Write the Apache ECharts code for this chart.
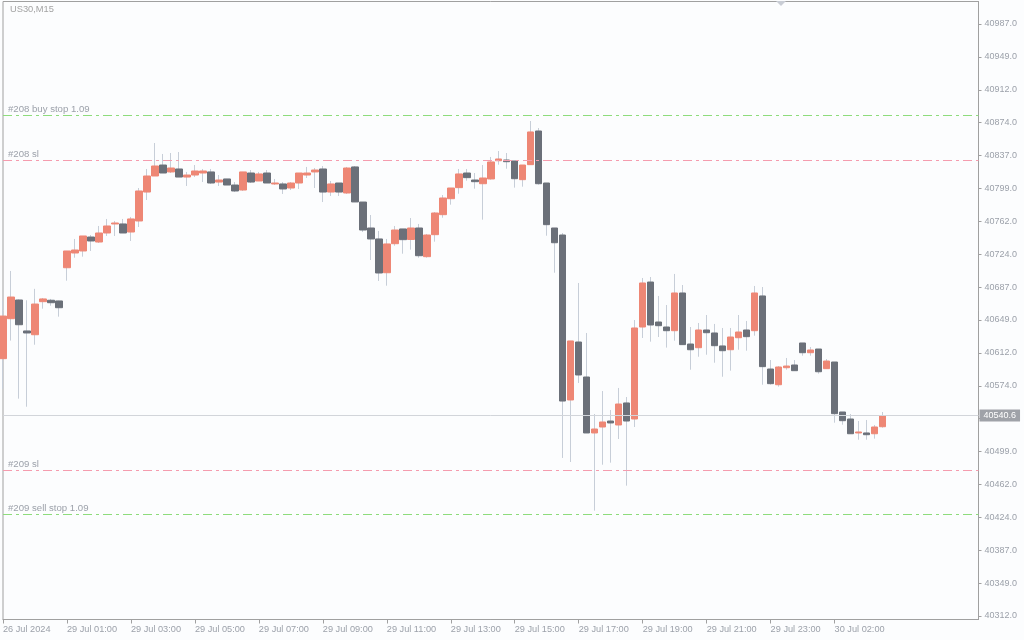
<!DOCTYPE html>
<html><head><meta charset="utf-8">
<script src="https://cdn.jsdelivr.net/npm/echarts@6/dist/echarts.min.js"></script>
<style>html,body{margin:0;padding:0;background:#fcfdfe}#c{width:1024px;height:640px}</style>
</head><body><div id="c"></div>
<script>
const symbolTitle = 'US30,M15';
const openP = [40605.4,40651.0,40672.3,40637.0,40632.7,40670.4,40672.0,40671.2,40709.1,40725.9,
40728.2,40744.1,40738.4,40748.7,40759.0,40759.0,40749.8,40762.4,40795.4,40813.7,
40826.2,40818.3,40821.7,40812.5,40814.8,40817.1,40818.3,40806.8,40810.3,40803.4,
40797.7,40817.1,40808.0,40817.1,40804.6,40804.6,40800.0,40805.7,40814.8,40818.3,
40821.7,40795.4,40805.7,40794.3,40824.0,40784.0,40754.4,40741.9,40703.4,40736.5,
40753.3,40741.3,40754.4,40721.7,40746.8,40769.6,40787.8,40800.4,40817.1,40809.1,
40804.9,40810.3,40831.1,40831.9,40830.8,40809.5,40826.6,40865.0,40805.7,40754.4,
40746.4,40558.3,40624.4,40584.5,40520.7,40527.5,40534.3,40529.8,40554.9,40536.6,
40641.5,40692.8,40647.2,40641.5,40637.3,40680.3,40622.1,40617.9,40638.1,40634.7,
40619.9,40615.6,40629.3,40638.1,40637.3,40676.9,40593.6,40575.7,40595.1,40598.2,
40623.3,40612.2,40616.4,40594.0,40601.6,40544.6,40536.6,40520.7,40520.7,40519.8,
40527.8];
const highP = [40671.5,40705.4,40673.0,40672.0,40685.0,40674.6,40673.5,40671.5,40728.2,40741.9,
40745.3,40746.4,40756.7,40764.7,40762.4,40764.7,40767.0,40800.0,40821.7,40851.3,
40838.8,40839.9,40841.0,40818.3,40826.2,40821.7,40821.7,40814.8,40810.3,40806.8,
40818.3,40820.5,40818.3,40820.5,40810.3,40806.8,40806.8,40817.1,40824.0,40822.8,
40825.1,40808.0,40805.7,40824.0,40825.1,40784.0,40769.2,40751.0,40741.9,40756.7,
40753.3,40765.8,40759.0,40747.6,40772.6,40792.0,40800.0,40821.7,40821.7,40817.1,
40826.2,40835.4,40842.2,40839.9,40830.8,40826.2,40876.4,40868.4,40805.7,40754.4,
40748.7,40625.6,40691.7,40634.7,40542.3,40568.5,40546.9,40572.0,40561.7,40649.5,
40697.4,40698.5,40676.9,40666.6,40702.0,40689.4,40641.5,40646.1,40655.2,40645.0,
40640.4,40640.4,40655.2,40648.4,40688.3,40687.1,40603.9,40597.0,40606.2,40603.9,
40623.3,40618.7,40616.4,40605.0,40601.6,40544.6,40542.3,40534.3,40535.5,40529.8,
40544.6];
const lowP = [40571.0,40626.0,40559.8,40550.6,40621.3,40662.4,40665.8,40653.3,40694.3,40720.5,
40721.7,40728.2,40737.3,40745.3,40745.3,40748.7,40739.6,40755.5,40786.3,40813.7,
40817.1,40817.1,40812.5,40802.3,40812.5,40806.8,40804.6,40802.3,40803.4,40795.4,
40796.6,40805.7,40808.0,40805.7,40803.4,40793.2,40797.7,40798.9,40811.4,40800.0,
40784.0,40790.9,40790.9,40793.2,40784.1,40749.8,40717.9,40694.0,40688.6,40734.2,
40725.1,40729.7,40720.5,40720.5,40738.8,40766.1,40781.0,40793.5,40808.3,40799.2,
40763.9,40809.5,40826.6,40822.0,40800.4,40801.5,40826.6,40803.8,40745.6,40703.4,
40492.2,40487.6,40577.7,40520.7,40432.1,40484.5,40486.8,40513.8,40460.6,40527.5,
40629.0,40624.8,40630.1,40618.0,40625.9,40621.4,40592.8,40607.6,40609.9,40600.8,
40584.8,40591.7,40615.6,40614.5,40631.6,40575.7,40575.7,40573.5,40592.8,40591.7,
40608.8,40608.8,40588.3,40594.0,40532.4,40530.1,40519.8,40513.0,40513.0,40514.2,
40526.7];
const closeP = [40654.0,40675.7,40644.1,40634.7,40667.7,40673.5,40669.2,40663.5,40728.2,40729.3,
40745.3,40739.6,40748.7,40756.7,40760.1,40748.7,40764.7,40796.6,40813.7,40825.1,
40817.1,40822.8,40812.5,40814.8,40819.4,40819.4,40805.7,40809.1,40803.4,40796.6,
40818.3,40806.8,40816.0,40805.7,40805.7,40798.9,40805.7,40817.1,40817.1,40820.5,
40795.4,40804.6,40795.4,40822.8,40784.1,40752.1,40741.9,40703.1,40736.2,40752.1,
40741.1,40754.4,40722.8,40746.4,40771.5,40788.6,40800.0,40816.0,40811.8,40807.2,
40811.4,40829.7,40833.1,40830.0,40810.6,40826.2,40863.9,40804.9,40758.2,40737.6,
40557.1,40625.6,40586.8,40520.7,40525.2,40533.2,40532.1,40553.7,40534.3,40640.4,
40691.7,40643.8,40643.0,40637.3,40680.3,40621.4,40615.6,40638.1,40635.0,40620.2,
40614.5,40630.1,40635.8,40630.5,40680.3,40596.3,40576.9,40595.9,40597.0,40591.7,
40612.2,40615.3,40590.5,40602.7,40542.7,40534.7,40519.8,40521.8,40518.7,40527.5,
40540.6];
// trading sessions: [day, first hour, number of 15-minute bars]
const sessions = [['26 Jul', 22, 8], ['29 Jul', 1, 92], ['30 Jul', 1, 11]];
const emptySlots = 12;
const xTickLabels = {0:'26 Jul 2024', 8:'29 Jul 01:00', 16:'29 Jul 03:00', 24:'29 Jul 05:00',
  32:'29 Jul 07:00', 40:'29 Jul 09:00', 48:'29 Jul 11:00', 56:'29 Jul 13:00', 64:'29 Jul 15:00',
  72:'29 Jul 17:00', 80:'29 Jul 19:00', 88:'29 Jul 21:00', 96:'29 Jul 23:00', 104:'30 Jul 02:00'};
const yTicks = [40312,40349.5,40387,40424.5,40462,40499.5,40537,40574.5,40612,40649.5,
  40687,40724.5,40762,40799.5,40837,40874.5,40912,40949.5,40987];
const currentPrice = 40540.6;
const levels = [
  {text:'#208 buy stop 1.09', price:40882.4, kind:'stop'},
  {text:'#208 sl', price:40831.6, kind:'sl'},
  {text:'#209 sl', price:40478.5, kind:'sl'},
  {text:'#209 sell stop 1.09', price:40428.0, kind:'stop'}
];

const FONT = 'Tahoma, "Liberation Sans", Arial, sans-serif';
const TXT = '#9ca1aa';
const FRAME = '#a0a0a0';
const UP = '#ee8775', DOWN = '#6b7079', WICK = '#c7ced8';

const cats = [];
sessions.forEach(([d, h0, n]) => {
  for (let i = 0; i < n; i++) {
    const m = h0 * 60 + i * 15;
    cats.push(d + ' ' + String(Math.floor(m / 60)).padStart(2, '0') + ':' + String(m % 60).padStart(2, '0'));
  }
});
for (let i = 0; i < emptySlots; i++) cats.push('');

const showTick = (i) => xTickLabels[i] !== undefined;

const wickData = lowP.map((l, i) => [l, highP[i], l, highP[i]]);
const bodyData = openP.map((o, i) => [o, closeP[i], Math.min(o, closeP[i]), Math.max(o, closeP[i])]);

const levelLines = levels.map(l => ({
  yAxis: l.price,
  lineStyle: {color: l.kind === 'stop' ? '#8edc7c' : '#f59cae', type: [9, 4, 3, 4], width: 1},
  label: {show: true, position: 'insideStartTop', formatter: l.text, color: TXT,
    fontSize: 9.6, fontFamily: FONT, distance: [5, 1]}
}));
levelLines.push({
  yAxis: currentPrice,
  lineStyle: {color: '#d2d5da', type: 'solid', width: 1},
  label: {show: true, position: 'end', formatter: currentPrice.toFixed(1), color: '#ffffff',
    backgroundColor: '#9fa2a8', padding: [2, 4, 1, 4], fontSize: 9, fontFamily: FONT, distance: 1}
});

const chart = echarts.init(document.getElementById('c'), null, {renderer: 'canvas'});
chart.setOption({
  animation: false,
  backgroundColor: '#fcfdfe',
  title: {text: symbolTitle, left: 5, top: 0,
    textStyle: {fontSize: 9.3, fontWeight: 'normal', color: '#a3a3a3', fontFamily: FONT}},
  grid: {left: 2.5, top: 1.5, width: 976, height: 618, show: true,
    borderColor: FRAME, borderWidth: 1, backgroundColor: '#fcfdfe'},
  xAxis: {
    type: 'category', data: cats, boundaryGap: false,
    axisLine: {show: true, lineStyle: {color: FRAME}},
    axisTick: {show: true, interval: showTick, length: 4, lineStyle: {color: FRAME}},
    axisLabel: {interval: showTick, formatter: (v, i) => xTickLabels[i] || '', align: 'left',
      color: TXT, fontSize: 9.2, fontFamily: FONT, margin: 5},
    splitLine: {show: false}
  },
  yAxis: {
    type: 'value', position: 'right', min: 40308.0, max: 41012.65, scale: true,
    axisLine: {show: true, lineStyle: {color: FRAME}},
    axisTick: {show: true, length: 3, customValues: yTicks, lineStyle: {color: FRAME}},
    axisLabel: {customValues: yTicks, formatter: v => Math.floor(v + 1e-6).toFixed(1),
      color: TXT, fontSize: 9, fontFamily: FONT, margin: 6},
    splitLine: {show: false}
  },
  graphic: [{type: 'polygon', shape: {points: [[776, 1], [786, 1], [781, 6]]},
    style: {fill: '#c9cdd5'}, z: 100}],
  series: [
    {type: 'candlestick', data: wickData, barWidth: 1, silent: true, z: 2,
      itemStyle: {color: WICK, color0: WICK, borderColor: WICK, borderColor0: WICK, borderWidth: 1}},
    {type: 'candlestick', data: bodyData, barWidth: 7, silent: true, z: 3,
      itemStyle: {color: UP, color0: DOWN, borderColor: UP, borderColor0: DOWN, borderWidth: 1},
      markLine: {symbol: ['none', 'none'], silent: true, animation: false, data: levelLines}}
  ]
});
</script></body></html>
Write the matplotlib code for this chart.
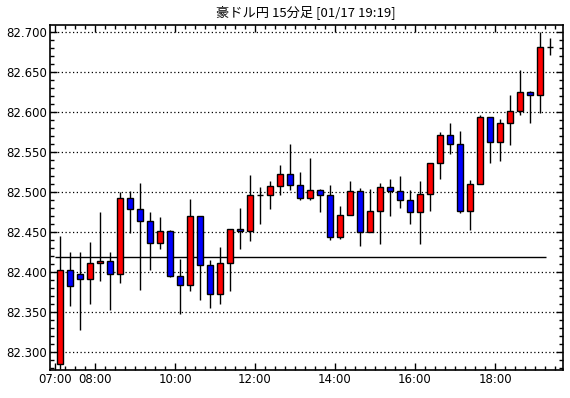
import matplotlib
matplotlib.use("Agg")
import matplotlib.pyplot as plt
from matplotlib.ticker import MultipleLocator, FixedLocator, FuncFormatter

# AUD/JPY 15-minute candles, 07:00 - 19:15
start_hour = 7.0
step_hours = 0.25
opens = [82.285, 82.403, 82.398, 82.392, 82.412, 82.414, 82.398, 82.493, 82.479, 82.464,
         82.437, 82.452, 82.396, 82.384, 82.470, 82.409, 82.373, 82.412, 82.454, 82.452,
         82.497, 82.497, 82.508, 82.523, 82.509, 82.493, 82.503, 82.496, 82.444, 82.472,
         82.501, 82.451, 82.477, 82.506, 82.502, 82.491, 82.475, 82.498, 82.537, 82.571,
         82.560, 82.477, 82.510, 82.594, 82.563, 82.586, 82.601, 82.625, 82.621, 82.682]
highs = [82.445, 82.425, 82.425, 82.438, 82.476, 82.425, 82.500, 82.502, 82.512, 82.476,
         82.469, 82.453, 82.417, 82.492, 82.470, 82.416, 82.432, 82.454, 82.480, 82.522,
         82.507, 82.514, 82.534, 82.560, 82.525, 82.543, 82.504, 82.509, 82.483, 82.514,
         82.505, 82.504, 82.512, 82.516, 82.520, 82.503, 82.514, 82.537, 82.575, 82.586,
         82.576, 82.515, 82.597, 82.594, 82.591, 82.621, 82.653, 82.627, 82.700, 82.693]
lows = [82.279, 82.358, 82.328, 82.361, 82.389, 82.353, 82.387, 82.449, 82.378, 82.403,
        82.429, 82.394, 82.348, 82.377, 82.365, 82.356, 82.360, 82.377, 82.429, 82.439,
        82.461, 82.479, 82.496, 82.503, 82.491, 82.491, 82.475, 82.440, 82.442, 82.472,
        82.433, 82.451, 82.435, 82.471, 82.481, 82.460, 82.435, 82.477, 82.516, 82.548,
        82.474, 82.453, 82.510, 82.536, 82.539, 82.559, 82.596, 82.586, 82.599, 82.672]
closes = [82.403, 82.383, 82.392, 82.412, 82.414, 82.398, 82.493, 82.479, 82.464, 82.437,
          82.452, 82.396, 82.384, 82.470, 82.409, 82.373, 82.412, 82.454, 82.452, 82.496,
          82.497, 82.508, 82.523, 82.509, 82.493, 82.503, 82.496, 82.444, 82.472, 82.501,
          82.451, 82.477, 82.506, 82.502, 82.491, 82.475, 82.498, 82.537, 82.571, 82.560,
          82.477, 82.510, 82.594, 82.563, 82.586, 82.601, 82.625, 82.621, 82.682, 82.682]
ref_level = 82.419
label_hours = [7, 8, 10, 12, 14, 16, 18]
title = "豪ドル円 15分足 [01/17 19:19]"

fig = plt.figure(figsize=(5.7, 3.98), dpi=100)
ax = fig.add_axes([50 / 570, 28 / 398, 513 / 570, 345 / 398])

x = [start_hour + step_hours * (i + 0.5) for i in range(len(opens))]
w = 0.15

for gy in [82.30, 82.35, 82.40, 82.45, 82.50, 82.55, 82.60, 82.65, 82.70]:
    ax.axhline(gy, color="black", lw=0.9, ls=(0, (1, 2)), zorder=1)

ax.hlines(ref_level, start_hour, x[-1] - 0.1, color="black", lw=1.0, zorder=2)

ax.vlines(x, lows, highs, color="black", lw=1.0, zorder=3)
for xi, o, c in zip(x, opens, closes):
    if abs(c - o) < 1e-9:
        ax.hlines(o, xi - w / 2, xi + w / 2, color="black", lw=1.0, zorder=4)
    else:
        col = "#ff0000" if c > o else "#0000ff"
        ax.bar(xi, abs(c - o), bottom=min(o, c), width=w, color=col,
               edgecolor="black", linewidth=1.0, zorder=4)

ax.set_xlim(6.875, 19.7)
ax.set_ylim(82.278, 82.709)

ax.xaxis.set_major_locator(FixedLocator(label_hours))
ax.xaxis.set_minor_locator(MultipleLocator(0.25))
ax.xaxis.set_major_formatter(FuncFormatter(lambda v, p: "%02d:00" % int(round(v))))
ax.yaxis.set_major_locator(MultipleLocator(0.05))
ax.yaxis.set_minor_locator(MultipleLocator(0.01))
ax.yaxis.set_major_formatter(FuncFormatter(lambda v, p: "%.3f" % v))

ax.tick_params(which="both", direction="in", top=True, right=True, labelsize=8.5, pad=2)
ax.tick_params(which="major", length=5, width=1)
ax.tick_params(which="minor", length=3, width=1)
for s in ax.spines.values():
    s.set_linewidth(1.2)

fig.text(306 / 570, 1 - 12 / 398, title, ha="center", va="center", fontsize=9.5,
         family=["Noto Sans CJK JP", "DejaVu Sans"])

fig.savefig("out.png", dpi=100)
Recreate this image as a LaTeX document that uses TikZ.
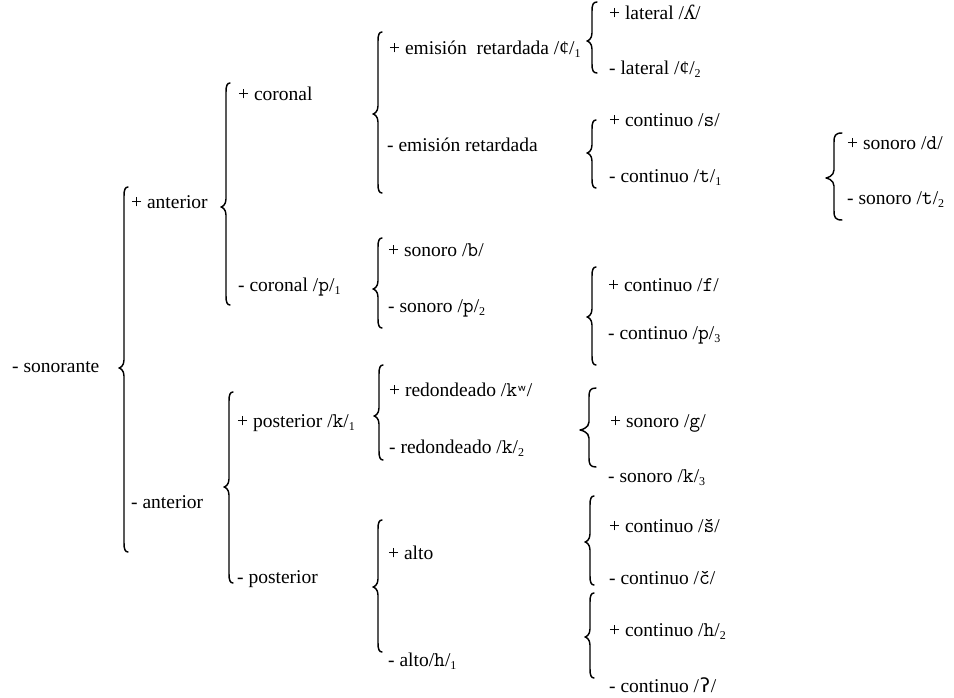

(WHAT IS BEING ASKED): Go through the data above and find the lines with the word "this". Copy each of those lines.

(RESPONSE TO THE TASK):
Write the Apache ECharts code for this chart.
Write the matplotlib code for this chart.
Recreate this image as a LaTeX document that uses TikZ.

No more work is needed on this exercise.